On Thu, 25 Jun 2009, Pallipadi, Venkatesh wrote:
> > > Not sure if this has been reported elsewhere. I started seeing this with git
> > > kernel from this morning on a system with RedHat EL5 base installation with
> > > ext3 root file system. Attached is the config I am using.
> > >
> > > Let me know if you need any more details. This seems to be at every boot. I
> > > am trying the bisect right now.
> > >
> >
> > Thanks. Let's cc Pekka.
> >
>
> git bisect result.

Thanks! I think I just broke lockdep annotations for slab.

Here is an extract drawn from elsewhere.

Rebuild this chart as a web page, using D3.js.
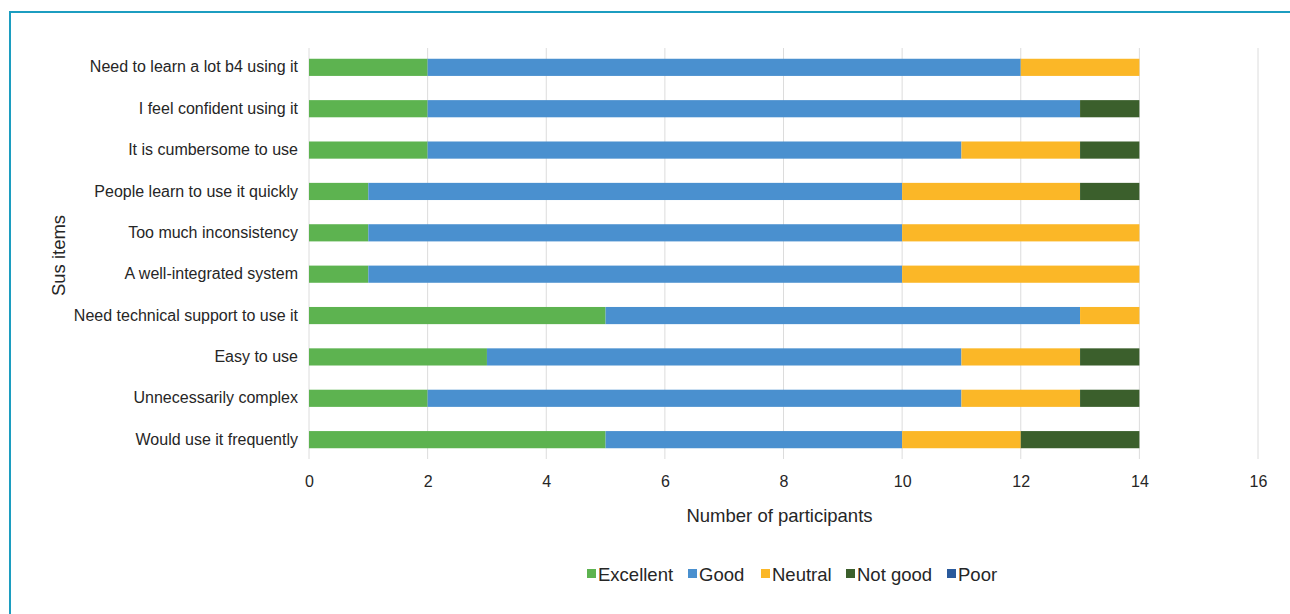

Does this patch
fix things?

Pekka

diff --git a/mm/slab.c b/mm/slab.c
index e74a16e..37ee532 100644
--- a/mm/slab.c
+++ b/mm/slab.c
@@ -1544,9 +1544,6 @@ void __init kmem_cache_init(void)
}

g_cpucache_up = EARLY;
-
- /* Annotate slab for lockdep -- annotate the malloc caches */
- init_lock_keys();
}

void __init kmem_cache_init_late(void)
@@ -1563,6 +1560,9 @@ void __init kmem_cache_init_late(void)
/* Done! */
g_cpucache_up = FULL;

+ /* Annotate slab for lockdep -- annotate the malloc caches */
+ init_lock_keys();
+
/*
* Register a cpu startup notifier callback that initializes
* cpu_cache_get for all new cpus

2009-06-26 17:00:18

by Pallipadi, Venkatesh

[permalink] [raw]
Subject: Re: possible recursive locking detected at kmem_cache_free

On Fri, 2009-06-26 at 00:37 -0700, Pekka J Enberg wrote:
> Hi Venki,
>
> On Thu, 25 Jun 2009, Pallipadi, Venkatesh wrote:
> > > > Not sure if this has been reported elsewhere. I started seeing this with git
> > > > kernel from this morning on a system with RedHat EL5 base installation with
> > > > ext3 root file system. Attached is the config I am using.
> > > >
> > > > Let me know if you need any more details. This seems to be at every boot. I
> > > > am trying the bisect right now.
> > > >
> > >
> > > Thanks. Let's cc Pekka.
> > >
> >
> > git bisect result.
>
> Thanks! I think I just broke lockdep annotations for slab. Does this patch
> fix things?
>

Yes. This patch helps.

Thanks,
Venki

> Pekka
>
> diff --git a/mm/slab.c b/mm/slab.c
> index e74a16e..37ee532 100644
> --- a/mm/slab.c
> +++ b/mm/slab.c
> @@ -1544,9 +1544,6 @@ void __init kmem_cache_init(void)
> }
>
> g_cpucache_up = EARLY;
> -
> - /* Annotate slab for lockdep -- annotate the malloc caches */
> - init_lock_keys();
> }
>
> void __init kmem_cache_init_late(void)
> @@ -1563,6 +1560,9 @@ void __init kmem_cache_init_late(void)
> /* Done! */
> g_cpucache_up = FULL;
>
> + /* Annotate slab for lockdep -- annotate the malloc caches */
> + init_lock_keys();
> +
> /*
> * Register a cpu startup notifier callback that initializes
> * cpu_cache_get for all new cpus

2009-06-26 17:42:45

by Pekka Enberg

[permalink] [raw]
Subject: Re: possible recursive locking detected at kmem_cache_free

On Fri, Jun 26, 2009 at 7:58 PM, Pallipadi,
Venkatesh<[email protected]> wrote:
> On Fri, 2009-06-26 at 00:37 -0700, Pekka J Enberg wrote:
>> Hi Venki,
>>
>> On Thu, 25 Jun 2009, Pallipadi, Venkatesh wrote:
>> > > > Not sure if this has been reported elsewhere. I started seeing this with git
>> > > > kernel from this morning on a system with RedHat EL5 base installation with
>> > > > ext3 root file system. Attached is the config I am using.
>> > > >
>> > > > Let me know if you need any more details. This seems to be at every boot. I
>> > > > am trying the bisect right now.
>> > > >
>> > >
>> > > Thanks. ?Let's cc Pekka.
>> > >
>> >
>> > git bisect result.
>>
>> Thanks! I think I just broke lockdep annotations for slab. Does this patch
>> fix things?
>>
>
> Yes. This patch helps.

OK, thanks for testing, Venki! I'll merge this to slab.git first thing
on Monday.

Pekka